Cukup. Kata yang gampang disebut. Tapi sulit dikerjakan.
Ketika bilang "cukup", berapa banyak orang yang buru-buru membantahnya. Katanya, manusia tidak akan pernah ada cukupnya. Karena cukup, hanya dilihat dari material, dari fisiknya. Maka wajar, banyak manusia lebih senang berbantah-bantahan tentang "cukup".

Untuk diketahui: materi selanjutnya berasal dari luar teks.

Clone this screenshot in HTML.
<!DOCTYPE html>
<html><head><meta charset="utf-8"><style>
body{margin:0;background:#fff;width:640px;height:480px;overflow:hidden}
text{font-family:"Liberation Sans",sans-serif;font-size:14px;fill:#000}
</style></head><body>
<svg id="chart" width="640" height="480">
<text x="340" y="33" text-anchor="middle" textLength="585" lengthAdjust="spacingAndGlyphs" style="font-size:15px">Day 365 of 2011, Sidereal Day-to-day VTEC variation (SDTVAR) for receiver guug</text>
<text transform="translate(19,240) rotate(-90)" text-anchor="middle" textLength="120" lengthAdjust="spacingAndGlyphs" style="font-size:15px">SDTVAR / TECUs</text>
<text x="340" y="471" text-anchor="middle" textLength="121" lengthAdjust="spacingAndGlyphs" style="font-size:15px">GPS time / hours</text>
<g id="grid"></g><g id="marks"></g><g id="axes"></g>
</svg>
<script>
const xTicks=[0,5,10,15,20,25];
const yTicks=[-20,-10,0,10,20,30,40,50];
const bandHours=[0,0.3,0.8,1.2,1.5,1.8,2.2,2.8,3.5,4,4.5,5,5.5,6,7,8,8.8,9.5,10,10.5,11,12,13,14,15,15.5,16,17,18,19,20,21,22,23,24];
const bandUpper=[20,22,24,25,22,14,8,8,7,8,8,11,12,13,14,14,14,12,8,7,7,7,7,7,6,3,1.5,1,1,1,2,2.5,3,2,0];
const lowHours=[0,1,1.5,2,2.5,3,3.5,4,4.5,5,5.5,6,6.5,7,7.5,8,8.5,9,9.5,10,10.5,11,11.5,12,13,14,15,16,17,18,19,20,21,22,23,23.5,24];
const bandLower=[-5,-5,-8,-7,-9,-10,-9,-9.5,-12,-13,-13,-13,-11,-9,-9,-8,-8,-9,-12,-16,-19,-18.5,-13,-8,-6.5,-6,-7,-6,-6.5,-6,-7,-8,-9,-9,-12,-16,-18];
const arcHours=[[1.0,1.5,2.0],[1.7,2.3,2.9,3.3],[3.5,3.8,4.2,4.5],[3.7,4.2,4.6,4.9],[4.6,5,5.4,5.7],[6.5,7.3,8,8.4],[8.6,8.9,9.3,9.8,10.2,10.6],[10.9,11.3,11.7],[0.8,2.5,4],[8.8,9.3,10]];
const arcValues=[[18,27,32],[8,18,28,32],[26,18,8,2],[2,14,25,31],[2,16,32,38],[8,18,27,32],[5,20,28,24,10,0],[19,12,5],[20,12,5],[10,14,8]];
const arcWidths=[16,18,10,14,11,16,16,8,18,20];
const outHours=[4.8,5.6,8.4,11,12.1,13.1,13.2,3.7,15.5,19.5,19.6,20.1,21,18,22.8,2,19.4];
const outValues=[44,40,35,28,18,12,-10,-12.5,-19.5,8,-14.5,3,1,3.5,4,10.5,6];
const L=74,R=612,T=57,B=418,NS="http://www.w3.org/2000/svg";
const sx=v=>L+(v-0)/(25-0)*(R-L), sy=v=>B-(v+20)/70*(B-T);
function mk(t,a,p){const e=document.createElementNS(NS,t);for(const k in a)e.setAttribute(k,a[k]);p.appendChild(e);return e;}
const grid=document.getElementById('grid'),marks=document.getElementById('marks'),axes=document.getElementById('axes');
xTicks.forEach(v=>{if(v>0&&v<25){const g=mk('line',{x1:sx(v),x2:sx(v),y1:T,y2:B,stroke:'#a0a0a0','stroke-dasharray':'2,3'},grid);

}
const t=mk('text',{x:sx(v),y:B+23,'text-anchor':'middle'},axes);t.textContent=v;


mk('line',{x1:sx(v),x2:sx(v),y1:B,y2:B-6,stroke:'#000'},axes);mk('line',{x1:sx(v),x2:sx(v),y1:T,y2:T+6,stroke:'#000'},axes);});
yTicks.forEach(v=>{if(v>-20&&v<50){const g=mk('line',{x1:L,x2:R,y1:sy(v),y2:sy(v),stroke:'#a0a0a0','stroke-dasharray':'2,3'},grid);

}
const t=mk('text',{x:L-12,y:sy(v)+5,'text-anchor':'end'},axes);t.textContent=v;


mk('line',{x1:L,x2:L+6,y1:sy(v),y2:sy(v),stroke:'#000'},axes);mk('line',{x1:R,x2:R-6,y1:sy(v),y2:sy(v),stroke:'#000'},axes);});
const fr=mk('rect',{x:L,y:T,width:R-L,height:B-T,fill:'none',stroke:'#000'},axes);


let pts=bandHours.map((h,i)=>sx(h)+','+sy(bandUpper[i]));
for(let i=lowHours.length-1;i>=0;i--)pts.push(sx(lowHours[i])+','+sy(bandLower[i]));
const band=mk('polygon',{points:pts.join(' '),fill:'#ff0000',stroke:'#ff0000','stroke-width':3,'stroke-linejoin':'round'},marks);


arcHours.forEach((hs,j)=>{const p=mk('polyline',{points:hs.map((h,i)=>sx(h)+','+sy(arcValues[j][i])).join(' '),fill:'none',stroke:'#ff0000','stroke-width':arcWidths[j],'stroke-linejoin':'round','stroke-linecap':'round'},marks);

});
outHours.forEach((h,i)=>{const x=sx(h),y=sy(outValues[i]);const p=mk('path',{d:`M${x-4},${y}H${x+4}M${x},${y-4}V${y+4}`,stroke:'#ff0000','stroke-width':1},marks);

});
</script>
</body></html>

Jadi cukup itu seperti apa?
Cukup ya cukup. Tidak lebih dan tidak kurang. Serba cukup dan selalu bersyukur atas apa yang dimiliki, atas apa yang dipunya. Cukup tidak tidak berlebihan tidak berkekurangan. Contohnya, gaji cukup, rezeki cukup, makanan cukup. Bahkan perasaan pun cukup, pikiran yang cukup. Bolehlah cukup disebut "seimbang".

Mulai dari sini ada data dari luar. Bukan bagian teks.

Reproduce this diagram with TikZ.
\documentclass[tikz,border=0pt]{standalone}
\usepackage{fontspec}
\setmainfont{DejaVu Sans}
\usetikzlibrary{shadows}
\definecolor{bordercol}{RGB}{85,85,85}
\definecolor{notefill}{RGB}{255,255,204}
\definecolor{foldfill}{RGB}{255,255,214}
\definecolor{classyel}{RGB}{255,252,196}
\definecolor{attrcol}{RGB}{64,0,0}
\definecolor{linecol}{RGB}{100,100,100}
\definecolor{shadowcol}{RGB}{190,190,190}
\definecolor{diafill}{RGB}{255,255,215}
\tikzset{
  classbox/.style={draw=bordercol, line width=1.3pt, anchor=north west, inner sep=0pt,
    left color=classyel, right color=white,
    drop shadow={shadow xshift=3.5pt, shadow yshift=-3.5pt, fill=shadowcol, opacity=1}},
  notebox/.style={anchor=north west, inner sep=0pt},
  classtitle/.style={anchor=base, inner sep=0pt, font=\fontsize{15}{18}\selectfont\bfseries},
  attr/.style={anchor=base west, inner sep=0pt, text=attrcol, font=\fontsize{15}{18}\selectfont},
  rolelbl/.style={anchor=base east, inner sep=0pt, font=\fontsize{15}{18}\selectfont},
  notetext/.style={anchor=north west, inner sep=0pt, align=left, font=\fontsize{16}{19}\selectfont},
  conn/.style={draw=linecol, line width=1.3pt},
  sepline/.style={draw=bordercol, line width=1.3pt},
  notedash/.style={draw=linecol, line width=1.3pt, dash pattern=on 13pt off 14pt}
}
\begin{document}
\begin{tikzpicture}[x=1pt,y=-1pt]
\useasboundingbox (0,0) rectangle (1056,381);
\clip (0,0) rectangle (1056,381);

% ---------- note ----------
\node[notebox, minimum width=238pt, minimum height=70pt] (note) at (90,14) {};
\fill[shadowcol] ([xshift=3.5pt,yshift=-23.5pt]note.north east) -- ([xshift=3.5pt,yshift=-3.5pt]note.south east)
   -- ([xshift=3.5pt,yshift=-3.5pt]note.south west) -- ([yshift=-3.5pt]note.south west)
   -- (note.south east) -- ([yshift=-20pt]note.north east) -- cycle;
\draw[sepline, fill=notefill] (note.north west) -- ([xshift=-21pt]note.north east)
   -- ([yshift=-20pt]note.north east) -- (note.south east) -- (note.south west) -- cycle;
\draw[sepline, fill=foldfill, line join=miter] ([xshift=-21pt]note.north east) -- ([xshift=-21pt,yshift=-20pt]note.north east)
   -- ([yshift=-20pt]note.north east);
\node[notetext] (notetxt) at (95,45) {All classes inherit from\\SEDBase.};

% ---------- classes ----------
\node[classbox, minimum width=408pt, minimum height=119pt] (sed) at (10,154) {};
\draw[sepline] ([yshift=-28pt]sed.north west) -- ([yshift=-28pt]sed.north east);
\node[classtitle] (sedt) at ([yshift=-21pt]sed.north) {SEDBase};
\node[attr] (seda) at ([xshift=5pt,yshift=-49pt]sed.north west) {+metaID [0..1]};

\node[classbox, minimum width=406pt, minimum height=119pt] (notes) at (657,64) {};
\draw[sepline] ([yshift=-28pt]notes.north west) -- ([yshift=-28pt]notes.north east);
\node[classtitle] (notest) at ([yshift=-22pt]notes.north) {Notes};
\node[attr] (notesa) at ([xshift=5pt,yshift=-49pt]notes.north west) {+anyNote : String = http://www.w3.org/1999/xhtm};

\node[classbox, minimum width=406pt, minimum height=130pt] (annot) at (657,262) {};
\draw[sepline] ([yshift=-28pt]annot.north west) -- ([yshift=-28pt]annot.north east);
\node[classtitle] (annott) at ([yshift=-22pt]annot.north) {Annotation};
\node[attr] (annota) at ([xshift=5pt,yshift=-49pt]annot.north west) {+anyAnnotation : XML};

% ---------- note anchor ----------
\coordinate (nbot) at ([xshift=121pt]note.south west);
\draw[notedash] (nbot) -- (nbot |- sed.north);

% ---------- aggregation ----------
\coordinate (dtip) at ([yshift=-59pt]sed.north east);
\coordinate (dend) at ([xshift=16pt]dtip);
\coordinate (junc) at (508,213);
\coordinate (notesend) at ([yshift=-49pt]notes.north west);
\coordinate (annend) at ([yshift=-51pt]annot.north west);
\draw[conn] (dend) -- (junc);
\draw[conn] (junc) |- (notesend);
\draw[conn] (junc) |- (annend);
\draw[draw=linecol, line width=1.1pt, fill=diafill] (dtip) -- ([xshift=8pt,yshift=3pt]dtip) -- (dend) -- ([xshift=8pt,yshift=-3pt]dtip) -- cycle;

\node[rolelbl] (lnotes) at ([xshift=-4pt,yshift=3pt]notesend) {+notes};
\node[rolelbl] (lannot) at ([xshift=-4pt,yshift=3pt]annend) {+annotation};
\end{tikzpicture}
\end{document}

Lalu, kenapa ada orang yang merasa tidak cukup?
Mungkin sudah zamannya. Saling berebut menyebut kurang cukup atau tidak cukup. Tapi tentu tidak ada keadaan tidak cukup yang tanpa sebab. Karena sejatinya, tidak cukup itu hanya bisa terjadi pada mereka yang lupa bersyukur. Mereka yang gandrung pada gaya hidup dan nafsu konsumeris. Makin tidak cukup lagi bila hanya membandingkannya dengan orang lain. Hingga lupa, bahwa apa yang sudah dimilikinya bukan hanya cukup. Tapi pantas dan sesuai dengan porsi-Nya. Itu saja, sederhana kan.
Jadi cukup itu harusnya soal hati Nurani, soal pikiran. Sama sekali bukan material apalagi perasaan. Cukup atau belum cukup itu soal hati. Siapapun, ketika merasa "tidak cukup" maka nikmat sebesar apapun akan kurang. Tapi sebaliknya, saat merasa "sudah cukup" maka itulah hak yang pantas untuk disyukuri. Tapi jangan pula merasa "lebih dari cukup" bila akhirnya jadi jumawa, apalagi angkuh dan takabur.

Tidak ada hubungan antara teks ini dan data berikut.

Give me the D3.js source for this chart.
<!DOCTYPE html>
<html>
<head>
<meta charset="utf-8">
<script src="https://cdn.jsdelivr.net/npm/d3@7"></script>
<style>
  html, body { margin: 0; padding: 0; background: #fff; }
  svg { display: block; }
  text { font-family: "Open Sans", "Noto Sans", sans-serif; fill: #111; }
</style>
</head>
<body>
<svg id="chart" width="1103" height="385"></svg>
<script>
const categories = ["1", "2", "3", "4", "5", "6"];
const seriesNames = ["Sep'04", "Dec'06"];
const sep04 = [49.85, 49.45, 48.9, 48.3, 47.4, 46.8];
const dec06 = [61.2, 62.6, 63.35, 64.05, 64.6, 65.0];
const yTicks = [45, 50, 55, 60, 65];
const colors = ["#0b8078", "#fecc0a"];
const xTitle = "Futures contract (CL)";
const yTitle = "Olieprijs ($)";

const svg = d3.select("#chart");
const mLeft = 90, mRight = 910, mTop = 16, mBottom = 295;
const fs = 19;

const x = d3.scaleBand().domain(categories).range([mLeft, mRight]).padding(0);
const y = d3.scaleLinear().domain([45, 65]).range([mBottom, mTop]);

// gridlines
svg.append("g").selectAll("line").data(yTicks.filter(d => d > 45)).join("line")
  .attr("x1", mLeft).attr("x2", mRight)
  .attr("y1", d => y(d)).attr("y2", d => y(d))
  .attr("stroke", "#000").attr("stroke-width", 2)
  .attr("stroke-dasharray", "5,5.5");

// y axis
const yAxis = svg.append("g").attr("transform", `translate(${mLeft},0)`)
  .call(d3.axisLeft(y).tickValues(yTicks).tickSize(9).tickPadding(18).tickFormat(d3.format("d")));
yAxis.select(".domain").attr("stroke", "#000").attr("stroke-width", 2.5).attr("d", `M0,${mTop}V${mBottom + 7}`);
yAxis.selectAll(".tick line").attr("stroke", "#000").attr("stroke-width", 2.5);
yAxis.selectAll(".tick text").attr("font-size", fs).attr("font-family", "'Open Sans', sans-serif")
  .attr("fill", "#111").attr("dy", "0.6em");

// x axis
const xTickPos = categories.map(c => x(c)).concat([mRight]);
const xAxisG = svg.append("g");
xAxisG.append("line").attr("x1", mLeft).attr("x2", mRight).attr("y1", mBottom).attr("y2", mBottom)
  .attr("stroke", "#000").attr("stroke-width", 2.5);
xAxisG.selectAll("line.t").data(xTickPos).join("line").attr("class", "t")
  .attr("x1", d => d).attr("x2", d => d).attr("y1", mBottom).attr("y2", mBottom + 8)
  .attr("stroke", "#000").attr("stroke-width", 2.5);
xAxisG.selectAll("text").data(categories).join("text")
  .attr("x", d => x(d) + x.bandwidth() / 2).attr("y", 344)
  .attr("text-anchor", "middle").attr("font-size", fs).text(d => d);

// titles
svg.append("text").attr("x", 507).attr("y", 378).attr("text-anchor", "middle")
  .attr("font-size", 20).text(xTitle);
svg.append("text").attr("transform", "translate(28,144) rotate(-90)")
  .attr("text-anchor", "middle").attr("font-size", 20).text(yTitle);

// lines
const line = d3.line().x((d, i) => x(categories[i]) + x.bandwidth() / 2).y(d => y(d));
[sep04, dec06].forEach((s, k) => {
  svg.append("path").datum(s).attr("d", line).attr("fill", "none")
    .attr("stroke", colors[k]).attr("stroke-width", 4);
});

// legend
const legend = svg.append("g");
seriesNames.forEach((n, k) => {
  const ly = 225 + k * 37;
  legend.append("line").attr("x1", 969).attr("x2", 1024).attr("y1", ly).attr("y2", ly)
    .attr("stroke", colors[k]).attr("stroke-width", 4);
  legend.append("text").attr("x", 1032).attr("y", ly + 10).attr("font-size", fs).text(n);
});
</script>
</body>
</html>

Maka tidak ada pilihan lain. Katakanlah "sudah cukup". Apapun, dan dalam keadaan apapun. Karena cukup adalah hal yang paling pantas dimiliki saat ini, untuk siapapun. Tanpa perlu membandingkan, tanpa perlu lebih banyak melihat ke atas.
Jadilah manusia yang cukup. Seperti kata Pak Sindhunata, "Manusia itu harus rumongso karo ragane - tahu diri dengan raganya. Karena merasa besar itu salah, merasa kecil itu keliru. Yang baik itu sedhengan (cukupan). Maka cukup itulah yang pas di hati. Pas, artinya tidak kelebeihan dan tidak kekurangan.
Selain soal hati, cukup pun perilaku. Karena cukup itu keadaan. Yang hanya bisa dirasakan dengan hati dan tercermin dalam perbuatan. Bukan semata-mata atas akal atau ego. Cukup atau tidak cukup itu dari hati.